#### STORED DATA
------------------------------------------------

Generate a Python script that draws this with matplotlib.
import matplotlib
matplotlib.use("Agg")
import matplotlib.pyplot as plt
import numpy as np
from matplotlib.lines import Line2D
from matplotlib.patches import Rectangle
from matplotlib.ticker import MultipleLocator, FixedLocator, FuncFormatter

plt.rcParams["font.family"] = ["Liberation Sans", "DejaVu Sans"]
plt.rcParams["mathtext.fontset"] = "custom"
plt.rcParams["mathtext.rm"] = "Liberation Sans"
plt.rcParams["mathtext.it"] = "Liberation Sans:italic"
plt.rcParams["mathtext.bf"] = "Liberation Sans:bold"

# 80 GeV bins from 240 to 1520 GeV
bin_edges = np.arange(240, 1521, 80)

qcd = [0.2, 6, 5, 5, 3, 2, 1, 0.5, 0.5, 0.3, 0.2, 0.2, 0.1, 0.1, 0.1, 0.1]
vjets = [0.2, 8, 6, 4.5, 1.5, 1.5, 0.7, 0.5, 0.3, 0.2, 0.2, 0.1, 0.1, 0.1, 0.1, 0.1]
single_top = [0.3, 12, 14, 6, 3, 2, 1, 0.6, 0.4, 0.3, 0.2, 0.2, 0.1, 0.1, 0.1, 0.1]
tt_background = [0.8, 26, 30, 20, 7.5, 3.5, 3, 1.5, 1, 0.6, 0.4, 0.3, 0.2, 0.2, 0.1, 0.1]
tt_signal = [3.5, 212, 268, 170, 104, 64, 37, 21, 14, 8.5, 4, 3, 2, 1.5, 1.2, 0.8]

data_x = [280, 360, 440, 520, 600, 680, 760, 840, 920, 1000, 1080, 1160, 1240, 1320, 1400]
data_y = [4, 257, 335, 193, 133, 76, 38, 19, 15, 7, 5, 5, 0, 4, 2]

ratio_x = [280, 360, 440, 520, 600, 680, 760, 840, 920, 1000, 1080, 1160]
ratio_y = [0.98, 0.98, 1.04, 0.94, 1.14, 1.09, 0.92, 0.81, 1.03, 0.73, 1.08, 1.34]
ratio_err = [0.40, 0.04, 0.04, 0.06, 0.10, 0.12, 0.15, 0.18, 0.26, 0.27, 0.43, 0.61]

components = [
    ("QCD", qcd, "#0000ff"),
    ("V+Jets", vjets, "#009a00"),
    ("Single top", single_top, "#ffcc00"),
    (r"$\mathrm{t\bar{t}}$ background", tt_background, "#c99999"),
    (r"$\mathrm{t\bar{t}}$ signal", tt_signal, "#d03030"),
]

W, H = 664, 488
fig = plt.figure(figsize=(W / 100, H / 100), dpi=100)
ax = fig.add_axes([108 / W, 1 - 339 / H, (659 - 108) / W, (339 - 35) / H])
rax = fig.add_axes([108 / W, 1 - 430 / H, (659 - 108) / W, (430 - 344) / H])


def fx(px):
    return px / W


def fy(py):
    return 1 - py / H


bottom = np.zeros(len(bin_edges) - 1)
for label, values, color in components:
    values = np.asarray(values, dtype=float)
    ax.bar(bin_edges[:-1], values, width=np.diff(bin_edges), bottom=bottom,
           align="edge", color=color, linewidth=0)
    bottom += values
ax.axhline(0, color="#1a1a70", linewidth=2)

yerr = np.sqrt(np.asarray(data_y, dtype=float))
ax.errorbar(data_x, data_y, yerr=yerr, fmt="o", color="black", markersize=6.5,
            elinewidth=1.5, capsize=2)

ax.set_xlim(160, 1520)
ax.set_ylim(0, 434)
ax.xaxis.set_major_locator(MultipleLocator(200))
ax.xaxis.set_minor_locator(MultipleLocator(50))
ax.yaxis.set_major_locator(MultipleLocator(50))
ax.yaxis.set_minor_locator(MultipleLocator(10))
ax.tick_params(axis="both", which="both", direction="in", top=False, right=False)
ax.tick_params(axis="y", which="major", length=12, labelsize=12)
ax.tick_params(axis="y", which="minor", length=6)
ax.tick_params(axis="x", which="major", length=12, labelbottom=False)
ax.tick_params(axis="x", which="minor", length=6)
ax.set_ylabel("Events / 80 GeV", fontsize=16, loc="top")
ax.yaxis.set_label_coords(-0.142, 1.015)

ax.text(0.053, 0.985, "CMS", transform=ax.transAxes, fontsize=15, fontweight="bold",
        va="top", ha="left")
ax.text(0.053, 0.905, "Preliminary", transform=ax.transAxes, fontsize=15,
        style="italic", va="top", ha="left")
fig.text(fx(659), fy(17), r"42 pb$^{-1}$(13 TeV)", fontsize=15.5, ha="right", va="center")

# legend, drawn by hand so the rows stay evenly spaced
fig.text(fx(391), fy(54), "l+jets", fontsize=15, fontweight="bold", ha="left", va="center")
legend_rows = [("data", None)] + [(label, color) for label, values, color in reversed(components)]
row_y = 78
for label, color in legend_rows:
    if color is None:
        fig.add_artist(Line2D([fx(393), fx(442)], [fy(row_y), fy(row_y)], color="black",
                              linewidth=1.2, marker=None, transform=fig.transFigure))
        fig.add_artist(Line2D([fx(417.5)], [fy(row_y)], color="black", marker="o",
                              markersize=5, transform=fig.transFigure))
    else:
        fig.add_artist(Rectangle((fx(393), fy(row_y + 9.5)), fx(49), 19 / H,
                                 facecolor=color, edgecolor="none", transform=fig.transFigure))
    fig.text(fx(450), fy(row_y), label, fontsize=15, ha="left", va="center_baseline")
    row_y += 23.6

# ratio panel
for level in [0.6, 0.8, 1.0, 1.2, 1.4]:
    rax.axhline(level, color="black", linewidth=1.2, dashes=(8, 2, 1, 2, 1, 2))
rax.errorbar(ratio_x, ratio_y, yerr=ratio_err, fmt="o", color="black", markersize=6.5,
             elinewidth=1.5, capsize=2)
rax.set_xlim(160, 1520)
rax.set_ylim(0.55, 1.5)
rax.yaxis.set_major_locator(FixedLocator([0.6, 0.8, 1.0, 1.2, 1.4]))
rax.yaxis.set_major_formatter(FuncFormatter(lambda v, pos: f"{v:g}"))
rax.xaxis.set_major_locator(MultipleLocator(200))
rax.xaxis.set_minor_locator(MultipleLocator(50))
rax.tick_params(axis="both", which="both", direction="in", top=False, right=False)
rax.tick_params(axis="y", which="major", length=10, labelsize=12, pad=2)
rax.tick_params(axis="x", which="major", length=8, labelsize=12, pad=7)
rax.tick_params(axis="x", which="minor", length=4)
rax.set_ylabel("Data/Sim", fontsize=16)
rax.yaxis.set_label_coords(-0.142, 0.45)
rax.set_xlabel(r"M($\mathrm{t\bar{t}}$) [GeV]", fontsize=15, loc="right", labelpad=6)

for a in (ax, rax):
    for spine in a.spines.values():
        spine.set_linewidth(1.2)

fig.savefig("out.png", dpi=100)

------------------------------------------------

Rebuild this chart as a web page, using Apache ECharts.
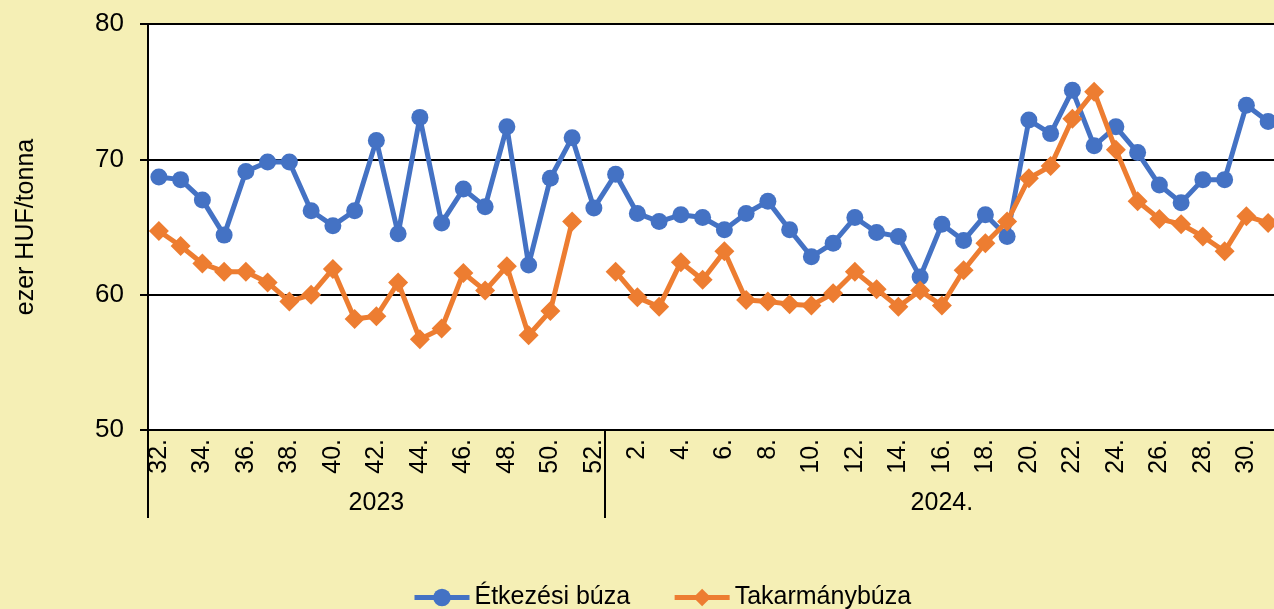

------------------------------------------------

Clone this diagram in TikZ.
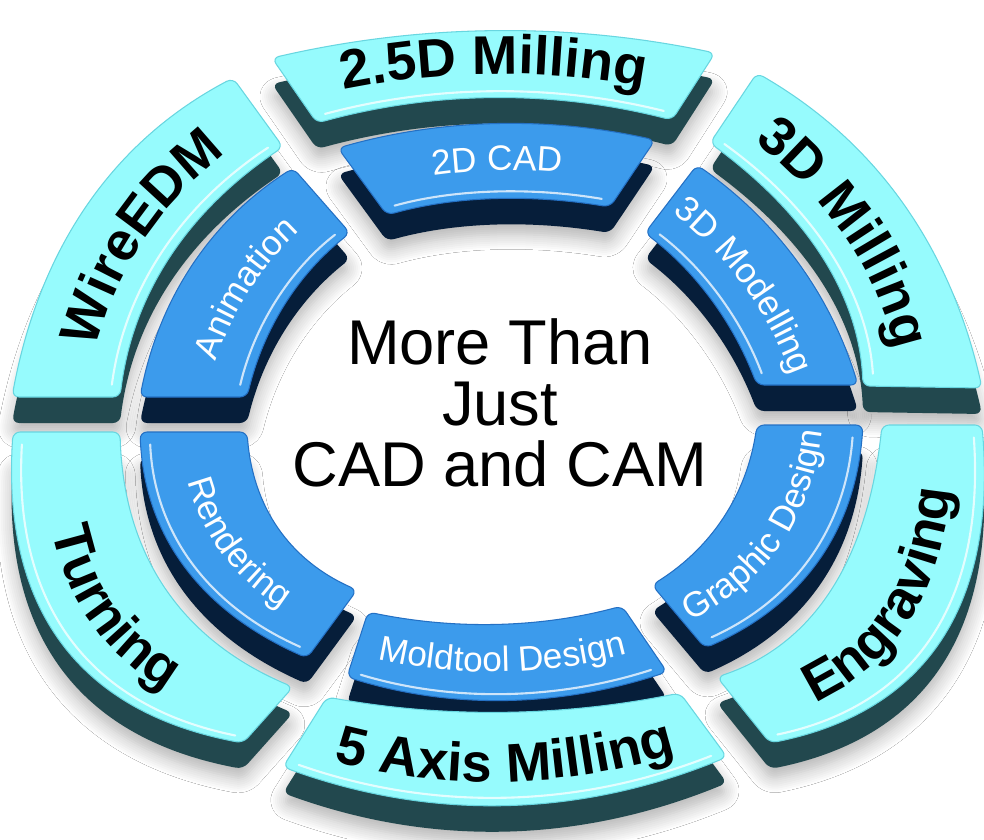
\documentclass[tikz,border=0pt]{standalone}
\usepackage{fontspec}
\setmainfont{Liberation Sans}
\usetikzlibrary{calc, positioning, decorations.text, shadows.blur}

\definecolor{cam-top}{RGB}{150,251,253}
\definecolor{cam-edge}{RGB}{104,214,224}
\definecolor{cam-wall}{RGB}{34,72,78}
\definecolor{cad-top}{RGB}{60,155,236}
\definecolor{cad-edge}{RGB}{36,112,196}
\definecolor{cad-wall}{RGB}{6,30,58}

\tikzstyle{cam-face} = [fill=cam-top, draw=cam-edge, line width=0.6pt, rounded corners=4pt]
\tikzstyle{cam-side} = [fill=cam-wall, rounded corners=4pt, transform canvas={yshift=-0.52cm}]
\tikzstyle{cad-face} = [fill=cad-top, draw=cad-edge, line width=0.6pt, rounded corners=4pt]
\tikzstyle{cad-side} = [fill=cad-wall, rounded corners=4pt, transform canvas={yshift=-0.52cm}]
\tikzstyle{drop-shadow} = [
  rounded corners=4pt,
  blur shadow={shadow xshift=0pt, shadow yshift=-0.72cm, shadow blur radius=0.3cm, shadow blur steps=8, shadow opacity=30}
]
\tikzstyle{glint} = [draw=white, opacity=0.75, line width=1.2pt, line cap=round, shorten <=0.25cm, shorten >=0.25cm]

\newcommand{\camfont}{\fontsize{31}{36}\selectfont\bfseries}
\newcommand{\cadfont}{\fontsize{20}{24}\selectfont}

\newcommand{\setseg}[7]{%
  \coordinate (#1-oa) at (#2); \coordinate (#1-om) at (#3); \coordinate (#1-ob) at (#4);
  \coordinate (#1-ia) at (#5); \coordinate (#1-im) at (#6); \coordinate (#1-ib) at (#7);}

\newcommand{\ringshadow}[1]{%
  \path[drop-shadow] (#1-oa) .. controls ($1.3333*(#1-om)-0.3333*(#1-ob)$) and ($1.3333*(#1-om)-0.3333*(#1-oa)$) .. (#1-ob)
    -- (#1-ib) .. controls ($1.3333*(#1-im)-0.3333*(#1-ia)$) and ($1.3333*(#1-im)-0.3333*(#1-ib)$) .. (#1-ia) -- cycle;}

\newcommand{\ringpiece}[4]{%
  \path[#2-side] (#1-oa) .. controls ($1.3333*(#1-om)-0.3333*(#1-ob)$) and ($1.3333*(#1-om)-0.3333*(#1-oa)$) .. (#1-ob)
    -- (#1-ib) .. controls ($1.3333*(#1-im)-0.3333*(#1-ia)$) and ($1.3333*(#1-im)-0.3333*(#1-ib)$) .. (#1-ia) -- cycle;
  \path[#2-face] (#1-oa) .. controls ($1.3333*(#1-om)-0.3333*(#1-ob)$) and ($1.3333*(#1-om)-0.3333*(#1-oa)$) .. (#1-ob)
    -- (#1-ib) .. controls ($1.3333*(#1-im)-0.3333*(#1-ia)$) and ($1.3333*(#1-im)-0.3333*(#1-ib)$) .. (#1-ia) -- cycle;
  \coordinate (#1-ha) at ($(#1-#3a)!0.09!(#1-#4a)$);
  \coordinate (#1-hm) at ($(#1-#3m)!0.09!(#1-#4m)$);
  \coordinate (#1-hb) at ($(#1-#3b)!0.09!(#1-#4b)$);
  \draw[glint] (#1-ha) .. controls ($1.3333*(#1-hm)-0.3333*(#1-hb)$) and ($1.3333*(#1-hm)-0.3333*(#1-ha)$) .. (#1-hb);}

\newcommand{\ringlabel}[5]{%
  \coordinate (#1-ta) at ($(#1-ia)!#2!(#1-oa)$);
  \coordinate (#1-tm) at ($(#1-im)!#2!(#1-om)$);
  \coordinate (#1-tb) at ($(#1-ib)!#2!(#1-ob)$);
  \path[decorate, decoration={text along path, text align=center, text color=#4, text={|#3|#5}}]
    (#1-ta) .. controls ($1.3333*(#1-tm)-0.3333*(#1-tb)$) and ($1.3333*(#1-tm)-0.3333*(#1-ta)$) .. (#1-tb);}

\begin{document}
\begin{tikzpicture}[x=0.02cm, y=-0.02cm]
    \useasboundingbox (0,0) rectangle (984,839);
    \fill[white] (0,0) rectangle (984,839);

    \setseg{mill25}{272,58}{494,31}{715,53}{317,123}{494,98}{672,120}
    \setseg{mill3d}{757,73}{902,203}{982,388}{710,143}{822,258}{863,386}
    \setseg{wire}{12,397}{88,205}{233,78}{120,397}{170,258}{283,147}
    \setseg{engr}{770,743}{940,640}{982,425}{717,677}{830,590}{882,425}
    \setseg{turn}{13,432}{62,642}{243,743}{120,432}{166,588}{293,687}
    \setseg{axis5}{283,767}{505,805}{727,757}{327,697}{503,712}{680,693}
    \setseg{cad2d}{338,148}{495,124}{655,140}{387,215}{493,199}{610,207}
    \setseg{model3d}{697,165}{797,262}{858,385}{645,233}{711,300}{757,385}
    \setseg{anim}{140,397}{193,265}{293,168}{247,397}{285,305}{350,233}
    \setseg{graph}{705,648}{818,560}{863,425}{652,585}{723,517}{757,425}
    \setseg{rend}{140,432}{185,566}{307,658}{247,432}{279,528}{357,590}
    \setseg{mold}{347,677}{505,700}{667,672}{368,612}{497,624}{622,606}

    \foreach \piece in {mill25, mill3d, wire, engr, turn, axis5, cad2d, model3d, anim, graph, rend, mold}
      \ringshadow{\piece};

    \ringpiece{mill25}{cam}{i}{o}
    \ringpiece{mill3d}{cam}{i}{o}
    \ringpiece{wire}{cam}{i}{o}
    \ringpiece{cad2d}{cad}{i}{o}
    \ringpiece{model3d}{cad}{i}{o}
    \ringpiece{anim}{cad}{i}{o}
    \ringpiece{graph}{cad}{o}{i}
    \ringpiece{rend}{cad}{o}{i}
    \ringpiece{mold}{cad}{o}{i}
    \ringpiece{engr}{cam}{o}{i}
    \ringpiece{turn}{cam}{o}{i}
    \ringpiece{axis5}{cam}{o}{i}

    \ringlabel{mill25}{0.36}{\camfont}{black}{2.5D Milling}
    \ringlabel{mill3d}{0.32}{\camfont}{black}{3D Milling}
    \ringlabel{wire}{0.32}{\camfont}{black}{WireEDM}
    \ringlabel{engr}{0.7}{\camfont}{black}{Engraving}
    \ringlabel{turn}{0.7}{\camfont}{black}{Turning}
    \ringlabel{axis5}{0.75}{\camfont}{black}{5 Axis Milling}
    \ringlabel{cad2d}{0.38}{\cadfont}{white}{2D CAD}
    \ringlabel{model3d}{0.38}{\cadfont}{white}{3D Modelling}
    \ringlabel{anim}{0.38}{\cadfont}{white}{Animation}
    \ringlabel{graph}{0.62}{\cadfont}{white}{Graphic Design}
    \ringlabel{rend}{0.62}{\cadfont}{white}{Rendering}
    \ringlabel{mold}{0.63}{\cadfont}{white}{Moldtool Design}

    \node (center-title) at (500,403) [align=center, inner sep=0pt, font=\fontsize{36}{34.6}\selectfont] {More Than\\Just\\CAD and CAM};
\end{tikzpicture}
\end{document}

------------------------------------------------

#### DIRECTIVE
Out of the records, collect only those lines that contain the string "this".

#### FINAL RESULT
Generate a Python script that draws this with matplotlib.
Rebuild this chart as a web page, using Apache ECharts.
Clone this diagram in TikZ.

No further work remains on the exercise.